> Task to carry out
Each line of the listing must be transcribed exactly, except for the images, which should be excluded.

----- Source material -----

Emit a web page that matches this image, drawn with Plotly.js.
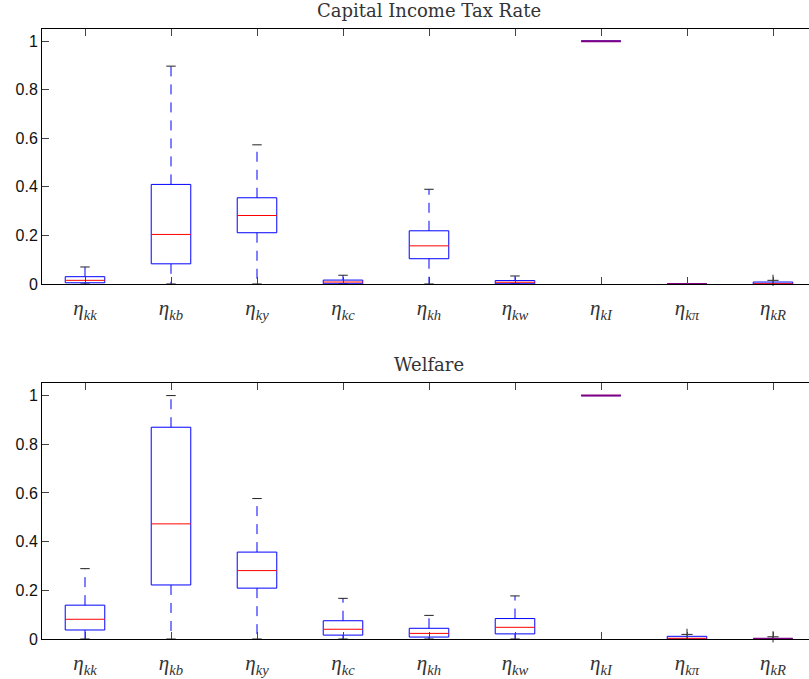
<!DOCTYPE html>
<html>
<head>
<meta charset="utf-8">
<script src="https://cdn.plot.ly/plotly-3.0.1.min.js"></script>
<style>
html, body { margin: 0; padding: 0; overflow: hidden; background: #fff; }
#chart { width: 830px; height: 679px; }
</style>
</head>
<body>
<div id="chart"></div>
<script>
// Categories (tick labels)
const categories = ["η<sub>kk</sub>", "η<sub>kb</sub>", "η<sub>ky</sub>", "η<sub>kc</sub>", "η<sub>kh</sub>",
                    "η<sub>kw</sub>", "η<sub>kI</sub>", "η<sub>kπ</sub>", "η<sub>kR</sub>"];

// Panel 1: Capital Income Tax Rate
const taxLow    = [0.000, 0.000, 0.000, 0.000, 0.000, 0.000, 1.000, 0.000, 0.000];
const taxQ1     = [0.005, 0.083, 0.211, 0.001, 0.104, 0.001, 1.000, 0.000, 0.000];
const taxMedian = [0.015, 0.204, 0.282, 0.008, 0.157, 0.007, 1.000, 0.000, 0.001];
const taxQ3     = [0.030, 0.410, 0.355, 0.016, 0.219, 0.014, 1.000, 0.000, 0.008];
const taxHigh   = [0.070, 0.897, 0.573, 0.036, 0.390, 0.033, 1.000, 0.000, 0.008];
const taxOutX   = [9];
const taxOutY   = [0.015];

// Panel 2: Welfare
const welLow    = [0.000, 0.000, 0.000, 0.000, 0.000, 0.000, 1.000, 0.000, 0.000];
const welQ1     = [0.037, 0.222, 0.209, 0.016, 0.008, 0.021, 1.000, 0.000, 0.000];
const welMedian = [0.081, 0.473, 0.281, 0.040, 0.023, 0.048, 1.000, 0.003, 0.001];
const welQ3     = [0.139, 0.870, 0.357, 0.075, 0.044, 0.084, 1.000, 0.011, 0.002];
const welHigh   = [0.289, 1.000, 0.577, 0.167, 0.097, 0.177, 1.000, 0.011, 0.002];
const welOutX   = [8, 9];
const welOutY   = [0.019, 0.009];

const yTicks = [0, 0.2, 0.4, 0.6, 0.8, 1];
const yTickText = ["0", "0.2", "0.4", "0.6", "0.8", "1"];

const HALF = 0.23;   // half box width (category units)
const CAP = 0.055;   // half cap width

function panelTraces(lo, q1, med, q3, hi, outX, outY, xa, ya) {
  const bx = [], by = [];
  const wx = [], wy = [];
  const cx = [], cy = [];
  const mx = [], my = [];
  const dx = [], dy = [];
  for (let i = 0; i < q1.length; i++) {
    const c = i + 1;
    bx.push(c - HALF, c + HALF, c + HALF, c - HALF, c - HALF, null);
    by.push(q1[i], q1[i], q3[i], q3[i], q1[i], null);
    if (hi[i] > q3[i]) {
      wx.push(c, c, null); wy.push(q3[i], hi[i], null);
      cx.push(c - CAP, c + CAP, null); cy.push(hi[i], hi[i], null);
    }
    if (lo[i] < q1[i]) {
      wx.push(c, c, null); wy.push(q1[i], lo[i], null);
      cx.push(c - CAP, c + CAP, null); cy.push(lo[i], lo[i], null);
    }
    if (q3[i] - q1[i] < 0.003) {
      dx.push(c - HALF, c + HALF, null); dy.push(med[i], med[i], null);
    } else {
      mx.push(c - HALF, c + HALF, null); my.push(med[i], med[i], null);
    }
  }
  const common = {type: 'scatter', mode: 'lines', xaxis: xa, yaxis: ya, hoverinfo: 'skip', showlegend: false, cliponaxis: false};
  return [
    Object.assign({}, common, {x: wx, y: wy, line: {color: '#0000ff', width: 1, dash: '10px,8px'}}),
    Object.assign({}, common, {x: cx, y: cy, line: {color: '#222222', width: 1}}),
    Object.assign({}, common, {x: bx, y: by, line: {color: '#0000ff', width: 1}}),
    Object.assign({}, common, {x: mx, y: my, line: {color: '#ff0000', width: 1}}),
    Object.assign({}, common, {x: dx, y: dy, line: {color: '#800080', width: 2}}),
    {type: 'scatter', mode: 'markers', x: outX, y: outY, xaxis: xa, yaxis: ya, showlegend: false, hoverinfo: 'skip',
     cliponaxis: false,
     marker: {symbol: 'cross-thin', size: 8, line: {color: '#222222', width: 1}}}
  ];
}

const traces = [].concat(
  panelTraces(taxLow, taxQ1, taxMedian, taxQ3, taxHigh, taxOutX, taxOutY, 'x', 'y'),
  panelTraces(welLow, welQ1, welMedian, welQ3, welHigh, welOutX, welOutY, 'x2', 'y2')
);

const serif = 'DejaVu Serif, Liberation Serif, serif';
const xCommon = {
  range: [0.5, 9.5], tickvals: [1,2,3,4,5,6,7,8,9], ticktext: categories,
  ticks: 'inside', ticklen: 7, tickcolor: '#444', tickwidth: 1,
  showline: true, linecolor: '#000', linewidth: 1, mirror: 'ticks',
  showgrid: false, zeroline: false, fixedrange: true,
  ticklabelstandoff: 5,
  tickfont: {family: 'Liberation Serif, DejaVu Serif, serif', size: 21, style: 'italic', color: '#333'}
};
const yCommon = {
  range: [0, 1.05], tickvals: yTicks, ticktext: yTickText,
  ticks: 'inside', ticklen: 7, tickcolor: '#444', tickwidth: 1,
  showline: true, linecolor: '#000', linewidth: 1, mirror: 'ticks',
  showgrid: false, zeroline: false, fixedrange: true,
  tickfont: {family: 'Liberation Sans, Arial, sans-serif', size: 16, color: '#111'}
};

const layout = {
  width: 830, height: 679,
  margin: {l: 42, r: 14, t: 29, b: 40},
  paper_bgcolor: '#fff', plot_bgcolor: '#fff',
  xaxis: Object.assign({}, xCommon, {anchor: 'y', domain: [0, 1]}),
  yaxis: Object.assign({}, yCommon, {anchor: 'x', domain: [0.582, 1]}),
  xaxis2: Object.assign({}, xCommon, {anchor: 'y2', domain: [0, 1]}),
  yaxis2: Object.assign({}, yCommon, {anchor: 'x2', domain: [0, 0.419]}),
  annotations: [
    {text: 'Capital Income Tax Rate', xref: 'paper', yref: 'paper', x: 0.5, y: 1, yanchor: 'middle', xanchor: 'center',
     showarrow: false, yshift: 19, font: {family: serif, size: 18, color: '#333'}},
    {text: 'Welfare', xref: 'paper', yref: 'paper', x: 0.5, y: 0.419, yanchor: 'middle', xanchor: 'center',
     showarrow: false, yshift: 19, font: {family: serif, size: 18, color: '#333'}}
  ]
};

Plotly.newPlot('chart', traces, layout, {displayModeBar: false, staticPlot: true});
</script>
</body>
</html>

-----

> Full solution
Emit a web page that matches this image, drawn with Plotly.js.
<!DOCTYPE html>
<html>
<head>
<meta charset="utf-8">
<script src="https://cdn.plot.ly/plotly-3.0.1.min.js"></script>
<style>
html, body { margin: 0; padding: 0; overflow: hidden; background: #fff; }
#chart { width: 830px; height: 679px; }
</style>
</head>
<body>
<div id="chart"></div>
<script>
// Categories (tick labels)
const categories = ["η<sub>kk</sub>", "η<sub>kb</sub>", "η<sub>ky</sub>", "η<sub>kc</sub>", "η<sub>kh</sub>",
                    "η<sub>kw</sub>", "η<sub>kI</sub>", "η<sub>kπ</sub>", "η<sub>kR</sub>"];

// Panel 1: Capital Income Tax Rate
const taxLow    = [0.000, 0.000, 0.000, 0.000, 0.000, 0.000, 1.000, 0.000, 0.000];
const taxQ1     = [0.005, 0.083, 0.211, 0.001, 0.104, 0.001, 1.000, 0.000, 0.000];
const taxMedian = [0.015, 0.204, 0.282, 0.008, 0.157, 0.007, 1.000, 0.000, 0.001];
const taxQ3     = [0.030, 0.410, 0.355, 0.016, 0.219, 0.014, 1.000, 0.000, 0.008];
const taxHigh   = [0.070, 0.897, 0.573, 0.036, 0.390, 0.033, 1.000, 0.000, 0.008];
const taxOutX   = [9];
const taxOutY   = [0.015];

// Panel 2: Welfare
const welLow    = [0.000, 0.000, 0.000, 0.000, 0.000, 0.000, 1.000, 0.000, 0.000];
const welQ1     = [0.037, 0.222, 0.209, 0.016, 0.008, 0.021, 1.000, 0.000, 0.000];
const welMedian = [0.081, 0.473, 0.281, 0.040, 0.023, 0.048, 1.000, 0.003, 0.001];
const welQ3     = [0.139, 0.870, 0.357, 0.075, 0.044, 0.084, 1.000, 0.011, 0.002];
const welHigh   = [0.289, 1.000, 0.577, 0.167, 0.097, 0.177, 1.000, 0.011, 0.002];
const welOutX   = [8, 9];
const welOutY   = [0.019, 0.009];

const yTicks = [0, 0.2, 0.4, 0.6, 0.8, 1];
const yTickText = ["0", "0.2", "0.4", "0.6", "0.8", "1"];

const HALF = 0.23;   // half box width (category units)
const CAP = 0.055;   // half cap width

function panelTraces(lo, q1, med, q3, hi, outX, outY, xa, ya) {
  const bx = [], by = [];
  const wx = [], wy = [];
  const cx = [], cy = [];
  const mx = [], my = [];
  const dx = [], dy = [];
  for (let i = 0; i < q1.length; i++) {
    const c = i + 1;
    bx.push(c - HALF, c + HALF, c + HALF, c - HALF, c - HALF, null);
    by.push(q1[i], q1[i], q3[i], q3[i], q1[i], null);
    if (hi[i] > q3[i]) {
      wx.push(c, c, null); wy.push(q3[i], hi[i], null);
      cx.push(c - CAP, c + CAP, null); cy.push(hi[i], hi[i], null);
    }
    if (lo[i] < q1[i]) {
      wx.push(c, c, null); wy.push(q1[i], lo[i], null);
      cx.push(c - CAP, c + CAP, null); cy.push(lo[i], lo[i], null);
    }
    if (q3[i] - q1[i] < 0.003) {
      dx.push(c - HALF, c + HALF, null); dy.push(med[i], med[i], null);
    } else {
      mx.push(c - HALF, c + HALF, null); my.push(med[i], med[i], null);
    }
  }
  const common = {type: 'scatter', mode: 'lines', xaxis: xa, yaxis: ya, hoverinfo: 'skip', showlegend: false, cliponaxis: false};
  return [
    Object.assign({}, common, {x: wx, y: wy, line: {color: '#0000ff', width: 1, dash: '10px,8px'}}),
    Object.assign({}, common, {x: cx, y: cy, line: {color: '#222222', width: 1}}),
    Object.assign({}, common, {x: bx, y: by, line: {color: '#0000ff', width: 1}}),
    Object.assign({}, common, {x: mx, y: my, line: {color: '#ff0000', width: 1}}),
    Object.assign({}, common, {x: dx, y: dy, line: {color: '#800080', width: 2}}),
    {type: 'scatter', mode: 'markers', x: outX, y: outY, xaxis: xa, yaxis: ya, showlegend: false, hoverinfo: 'skip',
     cliponaxis: false,
     marker: {symbol: 'cross-thin', size: 8, line: {color: '#222222', width: 1}}}
  ];
}

const traces = [].concat(
  panelTraces(taxLow, taxQ1, taxMedian, taxQ3, taxHigh, taxOutX, taxOutY, 'x', 'y'),
  panelTraces(welLow, welQ1, welMedian, welQ3, welHigh, welOutX, welOutY, 'x2', 'y2')
);

const serif = 'DejaVu Serif, Liberation Serif, serif';
const xCommon = {
  range: [0.5, 9.5], tickvals: [1,2,3,4,5,6,7,8,9], ticktext: categories,
  ticks: 'inside', ticklen: 7, tickcolor: '#444', tickwidth: 1,
  showline: true, linecolor: '#000', linewidth: 1, mirror: 'ticks',
  showgrid: false, zeroline: false, fixedrange: true,
  ticklabelstandoff: 5,
  tickfont: {family: 'Liberation Serif, DejaVu Serif, serif', size: 21, style: 'italic', color: '#333'}
};
const yCommon = {
  range: [0, 1.05], tickvals: yTicks, ticktext: yTickText,
  ticks: 'inside', ticklen: 7, tickcolor: '#444', tickwidth: 1,
  showline: true, linecolor: '#000', linewidth: 1, mirror: 'ticks',
  showgrid: false, zeroline: false, fixedrange: true,
  tickfont: {family: 'Liberation Sans, Arial, sans-serif', size: 16, color: '#111'}
};

const layout = {
  width: 830, height: 679,
  margin: {l: 42, r: 14, t: 29, b: 40},
  paper_bgcolor: '#fff', plot_bgcolor: '#fff',
  xaxis: Object.assign({}, xCommon, {anchor: 'y', domain: [0, 1]}),
  yaxis: Object.assign({}, yCommon, {anchor: 'x', domain: [0.582, 1]}),
  xaxis2: Object.assign({}, xCommon, {anchor: 'y2', domain: [0, 1]}),
  yaxis2: Object.assign({}, yCommon, {anchor: 'x2', domain: [0, 0.419]}),
  annotations: [
    {text: 'Capital Income Tax Rate', xref: 'paper', yref: 'paper', x: 0.5, y: 1, yanchor: 'middle', xanchor: 'center',
     showarrow: false, yshift: 19, font: {family: serif, size: 18, color: '#333'}},
    {text: 'Welfare', xref: 'paper', yref: 'paper', x: 0.5, y: 0.419, yanchor: 'middle', xanchor: 'center',
     showarrow: false, yshift: 19, font: {family: serif, size: 18, color: '#333'}}
  ]
};

Plotly.newPlot('chart', traces, layout, {displayModeBar: false, staticPlot: true});
</script>
</body>
</html>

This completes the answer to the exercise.